High Hopes for Trek-Segafredo in 2019

At our December training camp – the start of preparations for 2019 – several of our riders sat down with Cyclingnews to talk about their hopes and aspirations for the new season.

Ellen van Dijk, who took the time trial world title in 2013, has a wide skillset and will be a strong addition to the new Trek-Segafredo Women’s Team. When asked about her main goals for the upcoming season van Dijk said: “Normally, I am focusing on the Classics and team time trialling and time trialling. Also, I want to be an important team player, setting up a sprint or closing a gap but next year I want to be really good in the Spring.”

Whilst we don’t expect to see Lizzie Deignan competing in the upcoming Spring Classics campaign after giving birth late last year, the team can count on many other riders with big Classics wins to their names, including Ellen van Dijk and Elisa Longo Borghini, who have both won the revered Tour of Flanders in 2014 and 2015, respectively. Van Dijk revealed:

We have a really strong Classics team with Elisa. I think that all the riders here can ride a good Classics campaign. I hope that we can have a really good start with the team.

Likewise, former Italian national champion Elisa Longo Borghini can’t wait to start the season with her new team: “I look to next year with goose bumps. I’m so looking forward to start racing.” For Longo Borghini, it’s the Ardennes Classics that she has her sights firmly set on; “I would like to be in a good condition for the Ardennes because it’s two years now that I’ve missed the condition there and it’s like I have itchy feet.” For the third year, the Women’s WorldTour will feature the triple crown of Ardennes races – Amstel Gold Race, Flèche Wallonne and Liège-Bastogne-Liège.

She also has high hopes in her home race, the Giro Rosa (Giro d’Italia) after disappointment in 2018. “I would like to be good there [at the Giro]. This doesn’t mean that I’ll win the Giro, but I want to be in my best shape and play the game instead of suffering there.”
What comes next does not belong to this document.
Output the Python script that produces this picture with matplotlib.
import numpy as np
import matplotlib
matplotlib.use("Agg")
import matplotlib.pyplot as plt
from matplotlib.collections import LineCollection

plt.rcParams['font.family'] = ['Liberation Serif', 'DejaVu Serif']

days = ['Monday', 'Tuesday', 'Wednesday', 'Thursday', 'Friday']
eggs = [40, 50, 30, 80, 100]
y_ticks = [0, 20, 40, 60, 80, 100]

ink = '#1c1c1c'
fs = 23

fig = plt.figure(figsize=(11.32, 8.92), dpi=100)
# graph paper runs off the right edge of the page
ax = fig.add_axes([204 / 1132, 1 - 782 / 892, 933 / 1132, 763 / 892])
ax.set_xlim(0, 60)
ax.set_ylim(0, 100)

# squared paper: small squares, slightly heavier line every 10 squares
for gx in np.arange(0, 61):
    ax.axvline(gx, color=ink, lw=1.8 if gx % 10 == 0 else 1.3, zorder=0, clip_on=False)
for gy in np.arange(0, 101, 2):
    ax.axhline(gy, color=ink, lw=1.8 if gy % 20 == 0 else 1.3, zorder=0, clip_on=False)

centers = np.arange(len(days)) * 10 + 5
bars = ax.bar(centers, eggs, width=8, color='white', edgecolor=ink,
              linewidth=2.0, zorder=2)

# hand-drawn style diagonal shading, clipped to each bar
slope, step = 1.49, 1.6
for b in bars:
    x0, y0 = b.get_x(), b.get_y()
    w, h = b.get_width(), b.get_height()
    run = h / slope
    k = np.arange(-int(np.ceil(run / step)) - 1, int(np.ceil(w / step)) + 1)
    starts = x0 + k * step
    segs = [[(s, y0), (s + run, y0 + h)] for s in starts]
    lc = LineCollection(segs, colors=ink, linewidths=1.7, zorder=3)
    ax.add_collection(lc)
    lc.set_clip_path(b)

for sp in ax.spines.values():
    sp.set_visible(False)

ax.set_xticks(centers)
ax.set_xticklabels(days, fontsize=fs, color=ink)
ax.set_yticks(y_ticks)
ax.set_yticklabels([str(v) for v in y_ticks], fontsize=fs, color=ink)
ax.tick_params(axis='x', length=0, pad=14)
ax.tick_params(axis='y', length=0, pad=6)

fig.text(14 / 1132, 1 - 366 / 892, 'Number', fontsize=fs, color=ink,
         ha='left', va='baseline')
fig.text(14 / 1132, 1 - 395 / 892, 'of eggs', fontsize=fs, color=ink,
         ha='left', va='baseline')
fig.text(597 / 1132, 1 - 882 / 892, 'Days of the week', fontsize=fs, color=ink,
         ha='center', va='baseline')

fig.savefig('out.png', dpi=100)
Lizzie Deignan, who won the World Championship road race in 2015, was the first rider announced for the team back at the Tour de France in July. Deignan will be targeting the second half of the season, including the World Championships on her local roads in Yorkshire. The last year has been a big change for her, but certainly a positive one:

I really love it again. It feels like I'm starting all over again. When I'm out on the bike, I feel like a junior again and that's really exciting.
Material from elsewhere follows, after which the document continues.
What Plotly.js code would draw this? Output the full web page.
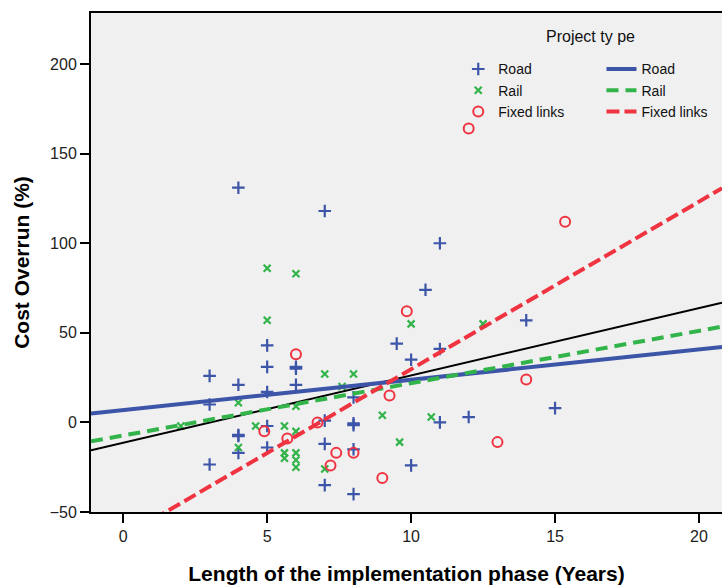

The men’s team has made several exciting signings for 2019 to strengthen both the Classics squad as well as general classification hopes. The most notable addition is Richie Porte who is expected to lead the team at the Tour de France. Meanwhile, Bauke Mollema’s ambitions will shift to the Giro d’Italia: “That’s my big goal for the first part of the season. I’ve only done it twice; my first Grand Tour and last year, where I finished seventh.”

Now, I’m even more motivated to do it. I even asked the team to go to the Giro myself. The team was not expecting that I would want to go, but I asked them. I’m really looking forward to going back to it.

The course suits me well. There are three TTs but they are all pretty hard with climbs and the first and last ones are quite short also and the long one has a steep climb in the middle. It’s not really a TT for the flat specialists, it’s for the climbers who can do a good TT.”